Set aside a portion of your monthly rent income to help cover the costs of future repairs. At move in, conduct a thorough inspection using a detailed checklist to note the condition of everything in the home. Use the same format the end of the lease to compare conditions. Recording the walkthrough on your smartphone is a great way to avoid tenant disputes at move out. In the lease, include a detailed explanation of what constitutes normal wear and tear versus damage that must be paid out of the renter’s deposit.
Expect a few late payments
Anyone can hit a rough patch financially, and late rent payment is more common than you might expect. You’re certain to be sending late notices, attempting to collect late fees and making payment calls if you want to keep your cash flow on track.
Again, make sure your lease spells out when rent is due, how it must be paid, what the deadlines and penalties are for late payment, and how you’ll handle notices and eviction. The rules must be legal in your state, and you and the tenant must follow them.
When to consider a property management company
If you’d prefer to avoid some of the ongoing landlord headaches, consider using a professional property management company. It’s going to cost you a percentage of the rent — in many cases 8 to 10 percent — but it could be well worth it.
If you plan on professional management from the start, you can negotiate your property purchases and rents to cover the added cost. Plus, it will be a deductible expense. A good property management company will market your property, screen prospective renters, collect rents and handle late payment issues.

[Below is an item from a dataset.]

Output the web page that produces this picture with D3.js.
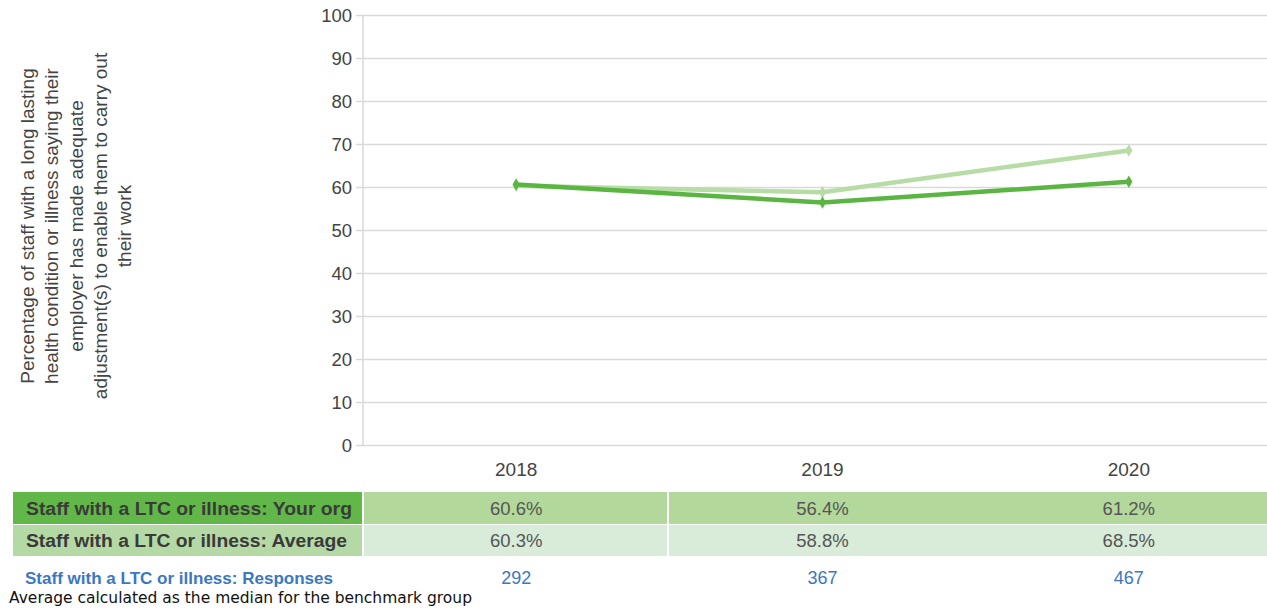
<!DOCTYPE html>
<html>
<head>
<meta charset="utf-8">
<script src="https://cdn.jsdelivr.net/npm/d3@7"></script>
<style>
  body { margin: 0; background: #fff; }
  svg { display: block; font-family: "Liberation Sans", Arial, sans-serif; }
  .grid line { stroke: #d9d9d9; stroke-width: 1.5; }
  .grid path { display: none; }
  .tick text { fill: #444; }
</style>
</head>
<body>
<div id="chart"></div>
<script>
// chart data
const years = ["2018", "2019", "2020"];
const yourOrg = [60.6, 56.4, 61.2];
const average = [60.3, 58.8, 68.5];
const responses = [292, 367, 467];
const yTicks = [0, 10, 20, 30, 40, 50, 60, 70, 80, 90, 100];
const axisTitle = [
  "Percentage of staff with a long lasting",
  "health condition or illness saying their",
  "employer has made adequate",
  "adjustment(s) to enable them to carry out",
  "their work"
];
const rowLabels = [
  "Staff with a LTC or illness: Your org",
  "Staff with a LTC or illness: Average"
];

const W = 1267, H = 609;
const plotLeft = 363, plotTop = 15, plotBottom = 445;

const svg = d3.select("#chart").append("svg")
  .attr("width", W).attr("height", H);

const x = d3.scaleBand().domain(years).range([plotLeft, 1282]);
const xc = d => x(d) + x.bandwidth() / 2;
const y = d3.scaleLinear().domain([0, 100]).range([plotBottom, plotTop]);

// horizontal grid with little ticks out to the left
svg.append("g")
  .attr("class", "grid")
  .attr("transform", "translate(" + plotLeft + ",0)")
  .call(d3.axisLeft(y).tickValues(yTicks).tickSize(0).tickFormat(""))
  .call(g => g.selectAll(".tick line")
    .attr("x1", -7).attr("x2", W - plotLeft));

svg.append("line")
  .attr("x1", plotLeft).attr("x2", plotLeft)
  .attr("y1", y(100)).attr("y2", y(0))
  .attr("stroke", "#d9d9d9").attr("stroke-width", 1.5);

// y tick labels
svg.append("g")
  .attr("transform", "translate(" + (plotLeft - 11) + ",0)")
  .call(d3.axisLeft(y).tickValues(yTicks).tickSize(0).tickPadding(0))
  .call(g => g.select(".domain").remove())
  .call(g => g.selectAll("text").style("font-size", "18.5px").attr("dy", "0.36em"));

// x labels
svg.append("g")
  .attr("transform", "translate(0," + (plotBottom + 15) + ")")
  .call(d3.axisBottom(x).tickSize(0).tickPadding(0))
  .call(g => g.select(".domain").remove())
  .call(g => g.selectAll("text").style("font-size", "19px").attr("dy", "0.85em"));

// rotated axis title
const title = svg.append("text")
  .attr("transform", "translate(34,226) rotate(-90)")
  .attr("text-anchor", "middle")
  .attr("fill", "#444")
  .style("font-size", "19px");
axisTitle.forEach((t, i) => {
  title.append("tspan").attr("x", 0).attr("y", i * 24.3).text(t);
});

// lines
const series = [
  { vals: average, color: "#b7dca6" },
  { vals: yourOrg, color: "#5bb543" }
];
const line = d3.line().x((d, i) => xc(years[i])).y(d => y(d));
series.forEach(s => {
  svg.append("path")
    .datum(s.vals)
    .attr("d", line)
    .attr("fill", "none")
    .attr("stroke", s.color)
    .attr("stroke-width", 4.5)
    .attr("stroke-linejoin", "round");
  svg.selectAll(null)
    .data(s.vals)
    .enter().append("path")
    .attr("d", d3.symbol(d3.symbolDiamond, 45))
    .attr("transform", (d, i) => "translate(" + xc(years[i]) + "," + y(d) + ")")
    .attr("fill", s.color);
});

// data table
const rowTop = [492, 525];
const rowH = [32, 31];
const labelFill = ["#61b848", "#b4d9a4"];
const cellFill = ["#b3d89b", "#d9ecd9"];
const rowVals = [yourOrg, average];

rowVals.forEach((vals, r) => {
  const base = rowTop[r] + rowH[r] / 2 + 6.5;
  svg.append("rect")
    .attr("x", 13).attr("y", rowTop[r])
    .attr("width", 349).attr("height", rowH[r])
    .attr("fill", labelFill[r]);
  svg.append("rect")
    .attr("x", 364).attr("y", rowTop[r])
    .attr("width", W - 364).attr("height", rowH[r])
    .attr("fill", cellFill[r]);
  svg.append("text")
    .attr("x", 26).attr("y", base)
    .attr("fill", "#3a3a3a")
    .style("font-size", "18px").style("font-weight", "bold")
    .attr("textLength", r === 0 ? 326 : 321)
    .attr("lengthAdjust", "spacingAndGlyphs")
    .text(rowLabels[r]);
  svg.selectAll(null)
    .data(vals)
    .enter().append("text")
    .attr("x", (d, i) => xc(years[i]))
    .attr("y", base)
    .attr("text-anchor", "middle")
    .attr("fill", "#555")
    .style("font-size", "18.5px")
    .text(d => d.toFixed(1) + "%");
});

// column separator between 2018 and 2019
svg.append("line")
  .attr("x1", 668).attr("x2", 668)
  .attr("y1", 492).attr("y2", 556)
  .attr("stroke", "#fff").attr("stroke-width", 2);

// responses row
svg.append("text")
  .attr("x", 25).attr("y", 584)
  .attr("fill", "#3b77c2")
  .style("font-family", "'Liberation Sans Narrow', 'Liberation Sans', Arial, sans-serif")
  .style("font-size", "17px").style("font-weight", "bold")
  .attr("textLength", 308).attr("lengthAdjust", "spacingAndGlyphs")
  .text("Staff with a LTC or illness: Responses");
svg.selectAll(null)
  .data(responses)
  .enter().append("text")
  .attr("x", (d, i) => xc(years[i]))
  .attr("y", 584)
  .attr("text-anchor", "middle")
  .attr("fill", "#3b77c2")
  .style("font-size", "18px")
  .text(d => d);

// footnote
svg.append("text")
  .attr("x", 9).attr("y", 603)
  .attr("fill", "#111")
  .style("font-family", "'DejaVu Sans', sans-serif")
  .style("font-size", "15px")
  .attr("textLength", 463).attr("lengthAdjust", "spacingAndGlyphs")
  .text("Average calculated as the median for the benchmark group");
</script>
</body>
</html>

It also has legal leases and proven procedures should problems arise with your tenants and property.
Once you’ve decided that rental property investment makes sense for you, weigh your options. Be informed and prepared, and decide if you have the time and patience to take on the responsibilities of a landlord. Or, if you prefer to outsource the day-to-day details of your rental business to a property manager, decide which kind of property management company is right for you.